Enel Targets Cutting Debt as Net Profit Rises
Italian power company Enel targeted cutting its debt mountain from buying Spain's Endesa, vowing on Thursday to cut up to nearly 11 billion euros ($16.9 billion) under a new five-year business plan.
Enel, Europe's fourth-biggest power company by market value, also said it would keep its dividend at its 2007 level of 0.49 euro a share under its 2008-2012 plan.
Enel has the highest dividend yield in western Europe's power sector at 6.88 percent.
Enel said it was targeting operating cash flow of 63 billion euros and cumulative earnings before interest, tax, depreciation and amortisation (EBITDA) of 74.5 billion euros ($116.2 billion) over the course of the plan.
"Over the next five years, we will focus on consolidating the acquisitions we have made, on technological innovation and on organic growth in our core countries," Chief Executive Fulvio Conti said in a statement. "At the same time, we will seek to optimise our portfolio, with the aim of improving the financial standing of the group."

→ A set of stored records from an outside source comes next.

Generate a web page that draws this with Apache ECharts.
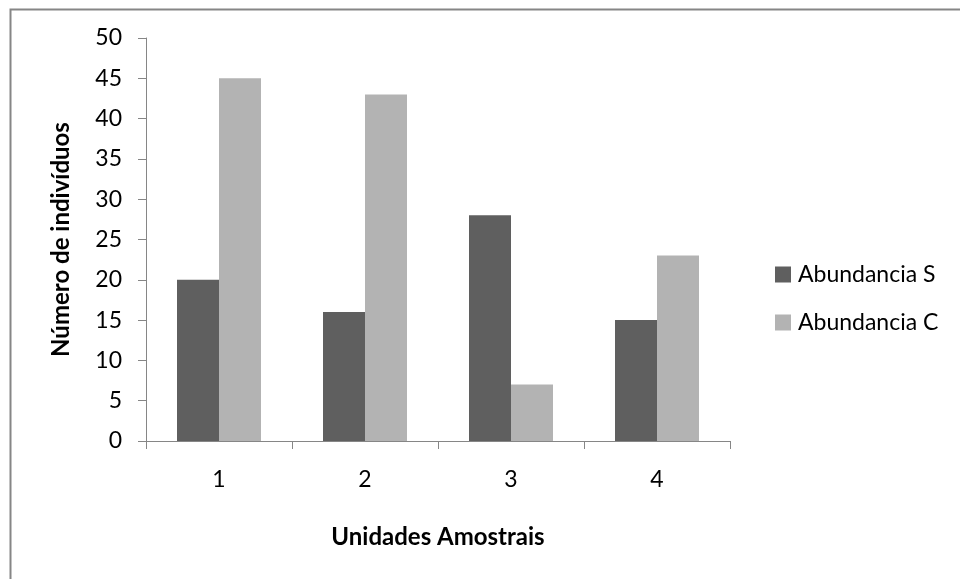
<!DOCTYPE html>
<html><head><meta charset="utf-8">
<script src="https://cdn.jsdelivr.net/npm/echarts@6/dist/echarts.min.js"></script>
<style>html,body{margin:0;padding:0;background:#fff}#c{width:960px;height:579px}</style>
</head><body><div id="c"></div>
<script>
const categories = ['1', '2', '3', '4'];
const abundanciaS = [20, 16, 28, 15];
const abundanciaC = [45, 43, 7, 23];
const seriesNames = ['Abundancia S', 'Abundancia C'];

const chart = echarts.init(document.getElementById('c'));
const font = 'Lato, "Open Sans", sans-serif';
chart.setOption({
  animation: false,
  backgroundColor: '#fff',
  textStyle: { fontFamily: font },
  graphic: [{
    type: 'rect', left: 8, top: 7,
    shape: { width: 1000, height: 700 },
    style: { fill: 'none', stroke: '#868686', lineWidth: 2 },
    silent: true
  }],
  grid: { left: 146, top: 38, width: 584, height: 403, containLabel: false },
  legend: {
    orient: 'vertical', left: 770, top: 258, itemGap: 25,
    itemWidth: 16, itemHeight: 16, icon: 'rect',
    textStyle: { fontSize: 23, color: '#000', fontFamily: font, padding: [0, 0, 0, 2] },
    data: seriesNames
  },
  xAxis: {
    type: 'category', data: categories,
    name: 'Unidades Amostrais', nameLocation: 'middle', nameGap: 84,
    nameTextStyle: { fontSize: 24, fontWeight: 'bold', color: '#000', fontFamily: font },
    axisLine: { lineStyle: { color: '#868686', width: 1 } },
    axisTick: { show: true, length: 8, lineStyle: { color: '#868686' } },
    axisLabel: { fontSize: 23, color: '#000', margin: 27, fontFamily: font }
  },
  yAxis: {
    type: 'value', min: 0, max: 50, interval: 5,
    name: 'Número de indivíduos', nameLocation: 'middle', nameGap: 73,
    nameTextStyle: { fontSize: 24, fontWeight: 'bold', color: '#000', fontFamily: font },
    axisLine: { show: true, lineStyle: { color: '#868686', width: 1 } },
    axisTick: { show: true, length: 8, inside: false, lineStyle: { color: '#868686' } },
    splitLine: { show: false },
    axisLabel: { fontSize: 23, color: '#000', margin: 24, fontFamily: font }
  },
  series: [
    { name: seriesNames[0], type: 'bar', data: abundanciaS, barWidth: 42, barGap: '0%', itemStyle: { color: '#5f5f5f' } },
    { name: seriesNames[1], type: 'bar', data: abundanciaC, barWidth: 42, barGap: '0%', itemStyle: { color: '#b3b3b3' } }
  ]
});
</script></body></html>
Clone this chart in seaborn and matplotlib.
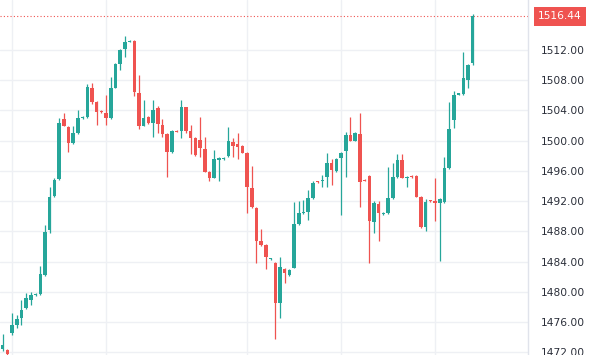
import matplotlib
matplotlib.use("Agg")
import matplotlib.pyplot as plt
import matplotlib.transforms as mtransforms
import numpy as np
import pandas as pd
import seaborn as sns

# ---- data ----
opens = [1472.5, 1472.3, 1474.6, 1475.6, 1476.6, 1477.9, 1478.9, 1479.6, 1479.7, 1482.2,
         1488.2, 1492.7, 1494.9, 1502.9, 1501.8, 1499.7, 1501.0, 1503.0, 1503.1, 1507.0,
         1505.1, 1503.9, 1503.6, 1503.0, 1507.0, 1510.1, 1512.1, 1513.1, 1513.2, 1506.3,
         1502.0, 1503.1, 1502.3, 1504.3, 1502.1, 1500.9, 1498.5, 1501.3, 1501.3, 1504.4,
         1501.3, 1500.4, 1500.1, 1498.9, 1495.9, 1495.1, 1497.5, 1497.6, 1498.0, 1499.8,
         1499.6, 1499.3, 1498.4, 1493.7, 1491.1, 1486.7, 1486.2, 1484.3, 1483.8, 1478.5,
         1483.0, 1482.2, 1483.2, 1489.0, 1490.4, 1490.6, 1492.4, 1494.6, 1494.6, 1495.2,
         1497.1, 1496.0, 1497.7, 1498.6, 1500.8, 1500.0, 1500.9, 1494.8, 1495.3, 1489.3,
         1491.6, 1490.3, 1490.4, 1492.4, 1495.2, 1497.4, 1495.0, 1495.3, 1495.3, 1492.6,
         1488.6, 1492.1, 1492.0, 1491.8, 1491.9, 1496.4, 1502.7, 1506.1, 1506.2, 1508.0,
         1510.3]
highs = [1474.4, 1472.5, 1477.2, 1476.9, 1478.9, 1479.9, 1480.0, 1479.8, 1483.4, 1488.9,
         1493.9, 1495.0, 1503.0, 1503.7, 1502.0, 1501.9, 1504.1, 1503.2, 1507.5, 1507.6,
         1505.2, 1504.0, 1506.0, 1508.4, 1510.3, 1512.1, 1513.9, 1513.3, 1513.3, 1508.7,
         1505.4, 1503.2, 1505.4, 1504.6, 1502.8, 1501.0, 1501.4, 1501.4, 1505.4, 1504.5,
         1502.1, 1500.5, 1503.1, 1500.5, 1496.0, 1498.8, 1497.8, 1497.8, 1501.8, 1500.4,
         1501.0, 1499.4, 1498.5, 1496.6, 1491.2, 1488.3, 1486.3, 1484.5, 1483.9, 1484.6,
         1483.1, 1483.0, 1491.9, 1492.0, 1492.2, 1493.5, 1494.6, 1494.7, 1495.5, 1498.4,
         1497.6, 1497.7, 1498.5, 1501.2, 1503.1, 1501.1, 1503.6, 1494.9, 1495.4, 1492.0,
         1492.0, 1490.5, 1496.5, 1497.0, 1498.2, 1498.2, 1495.3, 1495.4, 1495.4, 1492.7,
         1492.3, 1492.2, 1495.1, 1492.4, 1497.8, 1505.1, 1506.6, 1506.3, 1511.7, 1510.2,
         1516.8]
lows = [1472.2, 1471.6, 1474.3, 1475.2, 1475.6, 1477.7, 1478.3, 1479.5, 1479.6, 1482.1,
        1487.8, 1492.6, 1494.8, 1501.9, 1498.5, 1499.6, 1500.9, 1502.9, 1503.0, 1504.9,
        1502.1, 1503.7, 1502.1, 1502.9, 1506.9, 1509.4, 1511.0, 1513.0, 1505.9, 1501.6,
        1501.9, 1502.2, 1500.5, 1501.0, 1500.5, 1495.2, 1498.4, 1501.1, 1500.4, 1501.0,
        1498.2, 1498.0, 1497.9, 1495.8, 1494.6, 1495.0, 1494.6, 1497.5, 1497.9, 1497.8,
        1497.6, 1498.3, 1490.4, 1491.1, 1483.8, 1486.0, 1483.0, 1484.2, 1473.8, 1476.6,
        1481.2, 1482.1, 1483.1, 1488.9, 1490.3, 1489.5, 1492.3, 1494.4, 1493.9, 1493.9,
        1494.1, 1495.9, 1490.2, 1495.2, 1499.9, 1499.9, 1491.2, 1494.6, 1483.8, 1487.8,
        1486.7, 1490.2, 1490.3, 1492.3, 1495.1, 1495.0, 1493.9, 1495.1, 1492.5, 1488.5,
        1488.1, 1491.9, 1489.4, 1484.1, 1491.8, 1496.2, 1501.7, 1506.0, 1506.1, 1507.0,
        1510.0]
closes = [1473.0, 1471.8, 1475.6, 1476.4, 1477.6, 1479.2, 1479.6, 1479.7, 1482.4, 1487.9,
          1492.6, 1494.8, 1502.3, 1502.0, 1499.7, 1501.0, 1503.0, 1503.1, 1507.1, 1505.1,
          1503.8, 1503.8, 1503.0, 1507.0, 1510.1, 1512.0, 1513.0, 1513.2, 1506.4, 1502.0,
          1503.0, 1502.3, 1504.1, 1502.2, 1500.9, 1498.5, 1501.3, 1501.2, 1504.4, 1501.3,
          1500.4, 1498.1, 1499.0, 1495.9, 1495.1, 1497.6, 1497.7, 1497.7, 1500.0, 1499.3,
          1499.2, 1498.4, 1493.9, 1491.2, 1486.7, 1486.2, 1484.6, 1484.4, 1478.5, 1483.3,
          1482.5, 1482.9, 1489.0, 1490.4, 1490.6, 1492.4, 1494.4, 1494.5, 1494.8, 1497.1,
          1496.1, 1497.6, 1498.4, 1500.8, 1500.0, 1501.0, 1494.5, 1494.7, 1489.4, 1491.8,
          1490.4, 1490.4, 1492.4, 1495.2, 1497.4, 1495.1, 1495.1, 1495.2, 1492.6, 1488.6,
          1491.9, 1492.0, 1491.8, 1492.3, 1496.4, 1501.6, 1506.0, 1506.2, 1508.3, 1510.0,
          1516.44]
last_price = 1516.44
price_ticks = [1472, 1476, 1480, 1484, 1488, 1492, 1496, 1500, 1504, 1508, 1512]
time_grid = [2, 22, 52, 72, 92]

UP = "#26a69a"
DOWN = "#ef5350"

df = pd.DataFrame({"open": opens, "high": highs, "low": lows, "close": closes})
df["idx"] = np.arange(len(df))
df["up"] = df["close"] >= df["open"]
df["color"] = np.where(df["up"], UP, DOWN)
df["bottom"] = df[["open", "close"]].min(axis=1)
df["height"] = (df["close"] - df["open"]).abs().clip(lower=0.14)

sns.set_theme(style="white")
plt.rcParams["font.family"] = ["DejaVu Sans"]

fig = plt.figure(figsize=(5.92, 3.55), dpi=100)
fig.patch.set_facecolor("white")
ax = fig.add_axes([0, 0, 528 / 592, 1])
ax.set_facecolor("white")

# grid
for p in price_ticks:
    ax.axhline(p, color="#eef0f4", lw=1.0, zorder=0)
for g in time_grid:
    ax.axvline(g, color="#eef0f4", lw=1.0, zorder=0)

# wicks and bodies
ax.vlines(df["idx"], df["low"], df["high"], colors=df["color"], lw=0.9, zorder=2)
ax.bar(df["idx"], df["height"], bottom=df["bottom"], width=0.74,
       color=df["color"], edgecolor="none", zorder=3)

# last price line
ax.axhline(last_price, color=DOWN, lw=0.8, ls=(0, (1, 2)), zorder=1)

ax.set_xlim(-0.574, 111.77)
ax.set_ylim(1471.65, 1518.6)

ax.yaxis.tick_right()
ax.set_yticks(price_ticks)
ax.set_yticklabels([f"{p:.2f}" for p in price_ticks])
ax.tick_params(axis="y", length=0, pad=9, labelsize=7.7, labelcolor="#2a2e39")
ax.set_xticks([])

for s in ["left", "top", "bottom"]:
    ax.spines[s].set_visible(False)
ax.spines["right"].set_color("#e0e3eb")
ax.spines["right"].set_linewidth(1.0)

trans = mtransforms.blended_transform_factory(ax.transAxes, ax.transData)
ax.text(1.019, last_price, f"{last_price:.2f}", transform=trans, ha="left", va="center",
        fontsize=7.7, color="white", clip_on=False, zorder=10,
        bbox=dict(boxstyle="square,pad=0.4", fc=DOWN, ec="none"))

fig.savefig("out.png", dpi=100)
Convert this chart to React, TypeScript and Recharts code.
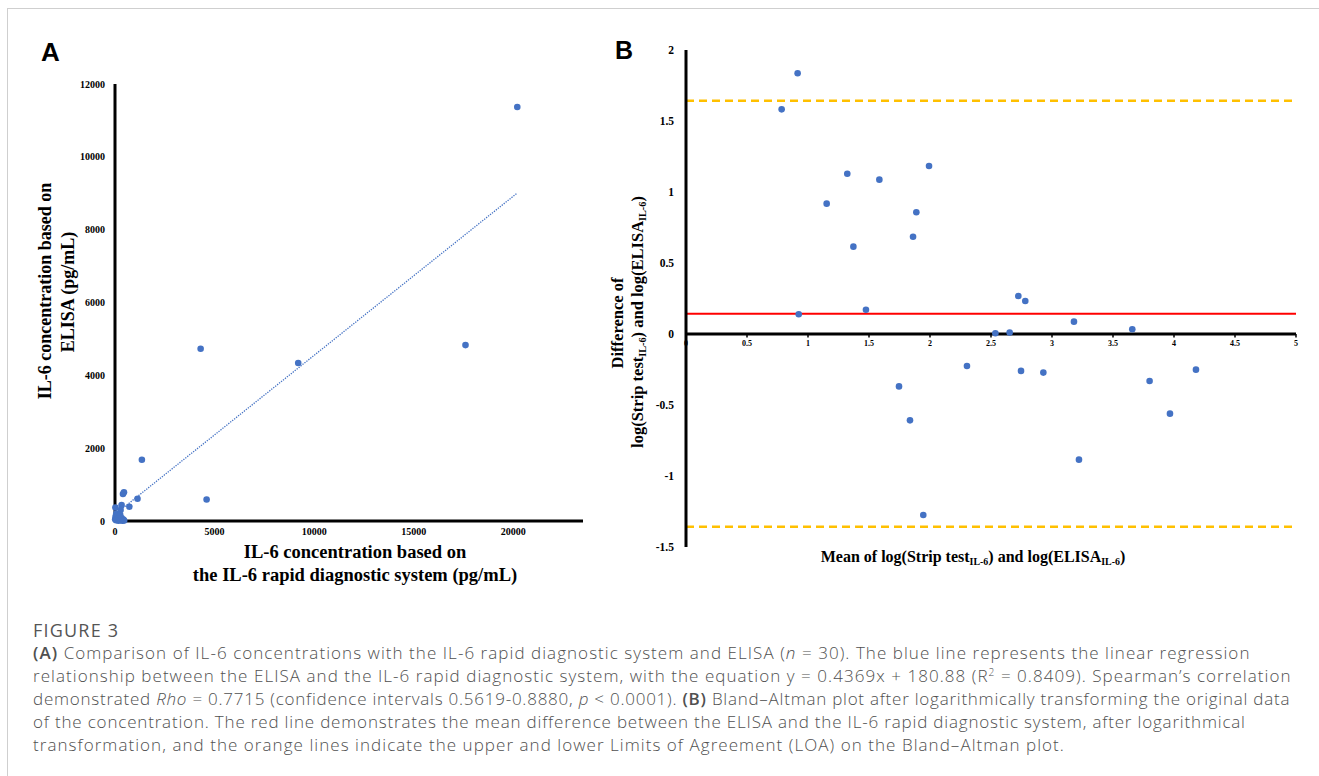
import React from "react";
import { ScatterChart, Scatter, XAxis, YAxis, ReferenceLine } from "recharts";

// Panel A: raw concentrations (pg/mL)
const rapidA = [20200, 17600, 4300, 9200, 4600, 1350, 1130, 400, 450, 720, 330, 20, 280, 10, 30, 50, 60, 80, 100, 120, 150, 180, 200, 230, 260, 300, 330, 380, 420, 460];
const elisaA = [11370, 4830, 4730, 4340, 590, 1680, 610, 740, 790, 390, 440, 370, 300, 50, 120, 20, 200, 90, 30, 150, 60, 10, 100, 40, 170, 20, 80, 10, 40, 15];
const xTicksA = [0, 5000, 10000, 15000, 20000];
const yTicksA = [0, 2000, 4000, 6000, 8000, 10000, 12000];
const regSlope = 0.4369;
const regIntercept = 180.88;

// Panel B: Bland-Altman on log values
const meanB = [0.784, 0.915, 1.322, 1.153, 1.585, 1.992, 1.888, 1.861, 1.372, 0.924, 1.475, 1.746, 1.836, 1.945, 2.724, 2.781, 3.18, 3.658, 2.536, 2.653, 2.303, 2.746, 2.929, 3.8, 4.18, 3.967, 3.221];
const diffB = [1.582, 1.836, 1.129, 0.918, 1.087, 1.183, 0.857, 0.685, 0.615, 0.139, 0.171, -0.369, -0.608, -1.275, 0.268, 0.232, 0.087, 0.033, 0.005, 0.01, -0.225, -0.26, -0.272, -0.331, -0.251, -0.561, -0.885];
const xTicksB = [0, 0.5, 1, 1.5, 2, 2.5, 3, 3.5, 4, 4.5, 5];
const yTicksB = [-1.5, -1, -0.5, 0, 0.5, 1, 1.5, 2];
const meanDiff = 0.143;
const upperLOA = 1.643;
const lowerLOA = -1.357;

const serif = "'Liberation Serif', 'Times New Roman', serif";
const sans = "'Open Sans', 'Noto Sans', sans-serif";
const blue = "#4472C4";

const yDomainB = [-1.5, 2];
const plotHB = 497;
const zeroShiftB = (plotHB * (0 - yDomainB[0])) / (yDomainB[1] - yDomainB[0]);

function Dot(props: any) {
  const { cx, cy } = props;
  if (cx == null || cy == null) return null;
  return <circle cx={cx} cy={cy} r={3.3} fill={blue} />;
}

// x ticks of panel B sit on the zero line, not at the bottom
function ZeroAxisTick(props: any) {
  const { x, y, payload } = props;
  const y0 = y - zeroShiftB;
  return (
    <g>
      <line x1={x} x2={x} y1={y0} y2={y0 + 3.5} stroke="#000" strokeWidth={1.5} />
      <text x={x} y={y0 + 12} textAnchor="middle" fontFamily={serif} fontWeight="bold" fontSize={8} fill="#000">
        {payload.value}
      </text>
    </g>
  );
}

const tickA = { fontFamily: serif, fontWeight: "bold", fontSize: 10, fill: "#000" } as any;
const tickB = { fontFamily: serif, fontWeight: "bold", fontSize: 11.5, fill: "#000" } as any;

const label: React.CSSProperties = {
  position: "absolute",
  fontFamily: serif,
  fontWeight: "bold",
  color: "#000",
  whiteSpace: "nowrap",
  lineHeight: 1,
};

function rot(x: number, y: number, size: number): React.CSSProperties {
  return { ...label, left: x, top: y, fontSize: size, transform: "translate(-50%, -50%) rotate(-90deg)" };
}
function hor(x: number, y: number, size: number): React.CSSProperties {
  return { ...label, left: x, top: y, fontSize: size, transform: "translate(-50%, -50%)" };
}

const sub = { fontSize: "0.62em", verticalAlign: "-0.3em" } as React.CSSProperties;

const capLine = (top: number, ls: number): React.CSSProperties => ({
  position: "absolute",
  left: 33,
  top,
  fontFamily: sans,
  fontSize: 17,
  letterSpacing: ls,
  fontWeight: 300,
  color: "#505050",
  whiteSpace: "nowrap",
  lineHeight: "20px",
  height: 20,
});

export default function App() {
  const dataA = rapidA.map((x, i) => ({ x, y: elisaA[i] }));
  const dataB = meanB.map((x, i) => ({ x, y: diffB[i] }));
  const regEnd = Math.max(...rapidA);

  return (
    <div style={{ position: "absolute", left: 0, top: 0, width: 1319, height: 776, background: "#fff", overflow: "hidden" }}>
      <div style={{ position: "absolute", left: 7, top: 8, width: 1400, height: 900, borderLeft: "1px solid #cfcfcf", borderTop: "1px solid #cfcfcf" }} />

      <div style={{ position: "absolute", left: 41, top: 37, fontFamily: "'Liberation Sans', Arial, sans-serif", fontWeight: "bold", fontSize: 26 }}>A</div>
      <div style={{ position: "absolute", left: 615, top: 36, fontFamily: "'Liberation Sans', Arial, sans-serif", fontWeight: "bold", fontSize: 25 }}>B</div>

      <div style={{ position: "absolute", left: 0, top: 0 }}>
        <ScatterChart width={600} height={560} margin={{ top: 84, right: 17, bottom: 9, left: 55 }}>
          <XAxis
            type="number"
            dataKey="x"
            domain={[0, 23500]}
            ticks={xTicksA}
            height={30}
            tickLine={false}
            axisLine={{ stroke: "#000", strokeWidth: 3 }}
            tick={tickA}
            tickMargin={1}
          />
          <YAxis
            type="number"
            dataKey="y"
            domain={[0, 12000]}
            ticks={yTicksA}
            width={60}
            tickLine={false}
            axisLine={{ stroke: "#000", strokeWidth: 3 }}
            tick={tickA}
            tickMargin={4}
          />
          <ReferenceLine
            segment={[
              { x: 0, y: regIntercept },
              { x: regEnd, y: regSlope * regEnd + regIntercept },
            ]}
            stroke={blue}
            strokeWidth={1.3}
            strokeDasharray="1.3 1.2"
          />
          <Scatter data={dataA} shape={<Dot />} isAnimationActive={false} />
        </ScatterChart>
      </div>

      <div style={{ position: "absolute", left: 590, top: 0 }}>
        <ScatterChart width={729} height={600} margin={{ top: 50, right: 23, bottom: 23, left: 56 }}>
          <XAxis
            type="number"
            dataKey="x"
            domain={[0, 5]}
            ticks={xTicksB}
            height={30}
            tickLine={false}
            axisLine={false}
            tickSize={0}
            tickMargin={0}
            tick={<ZeroAxisTick />}
            interval={0}
          />
          <YAxis
            type="number"
            dataKey="y"
            domain={yDomainB}
            ticks={yTicksB}
            width={40}
            tickLine={false}
            axisLine={{ stroke: "#000", strokeWidth: 3 }}
            tick={tickB}
            tickMargin={6}
            interval={0}
          />
          <ReferenceLine y={0} stroke="#000" strokeWidth={3} />
          <ReferenceLine y={upperLOA} stroke="#FFC000" strokeWidth={2.5} strokeDasharray="8 5" />
          <ReferenceLine y={lowerLOA} stroke="#FFC000" strokeWidth={2.5} strokeDasharray="8 5" />
          <ReferenceLine y={meanDiff} stroke="#FF0000" strokeWidth={2} />
          <Scatter data={dataB} shape={<Dot />} isAnimationActive={false} />
        </ScatterChart>
      </div>

      {/* axis titles, panel A */}
      <div style={rot(45, 291, 18)}>IL-6 concentration based on</div>
      <div style={rot(68, 292, 18)}>ELISA (pg/mL)</div>
      <div style={hor(355, 552, 18.5)}>IL-6 concentration based on</div>
      <div style={hor(355, 575, 18.5)}>the IL-6 rapid diagnostic system (pg/mL)</div>

      {/* axis titles, panel B */}
      <div style={rot(618, 323, 16.5)}>Difference of</div>
      <div style={rot(639, 322, 16.5)}>
        log(Strip test<span style={sub}>IL-6</span>) and log(ELISA<span style={sub}>IL-6</span>)
      </div>
      <div style={hor(973, 558, 16)}>
        Mean of log(Strip test<span style={sub}>IL-6</span>) and log(ELISA<span style={sub}>IL-6</span>)
      </div>

      {/* caption */}
      <div style={{ ...capLine(620, 1.2), fontSize: 18, fontWeight: 400, color: "#555" }}>FIGURE 3</div>
      <div style={capLine(643, 1.05)}>
        <b style={{ fontWeight: 600 }}>(A)</b> Comparison of IL-6 concentrations with the IL-6 rapid diagnostic system and ELISA (<i>n</i> = 30). The blue line represents the linear regression
      </div>
      <div style={capLine(666, 1.05)}>
        relationship between the ELISA and the IL-6 rapid diagnostic system, with the equation y = 0.4369x + 180.88 (R
        <span style={{ fontSize: "0.6em", position: "relative", top: "-0.6em" }}>2</span> = 0.8409). Spearman’s correlation
      </div>
      <div style={capLine(689, 0.76)}>
        demonstrated <i>Rho</i> = 0.7715 (confidence intervals 0.5619-0.8880, <i>p</i> &lt; 0.0001). <b style={{ fontWeight: 600 }}>(B)</b> Bland–Altman plot after logarithmically transforming the original data
      </div>
      <div style={capLine(712, 0.82)}>
        of the concentration. The red line demonstrates the mean difference between the ELISA and the IL-6 rapid diagnostic system, after logarithmical
      </div>
      <div style={capLine(735, 1.05)}>
        transformation, and the orange lines indicate the upper and lower Limits of Agreement (LOA) on the Bland–Altman plot.
      </div>
    </div>
  );
}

Enel also posted 2007 net income of 3.98 billion euros ($6.21 billion), up 31 percent from the year before. EBITDA was 10.02 billion euros ($15.63 billion), up 25 percent.
Enel proposed a full 2007 dividend of 0.49 euro a share, unchanged from 2006.
Enel is targeting reduction of its debt from 55.8 billion euros ($87 billion) at the end of last year to between 45 billion euros ($70.2 billion) and 49 billion euros ($76.44 billion).
It plans to dispose of 11 billion euros ($17.16 billion) to 15 billion euros ($23.4 billion) in assets, including those it has earmarked for Germany's E.ON.
Enel's debt soared from 11.7 billion euros ($18.25 billion) at the end of 2006 because of its purchase of Spanish power company Endesa with Spanish partner Acciona.
It also wants to keep its "A" credit rating under the plan.
Enel's estimated 2008 price/earnings ratio of 13.19 is near the bottom of the western European power sector.
Conti will outline the five-year plan to analysts in London later on Thursday.
He may face questions about his role in a corruption probe in Italy into Enel's sale of its telecommunications unit in 2005.
Conti is among 11 people being investigated and has denied any wrongdoing.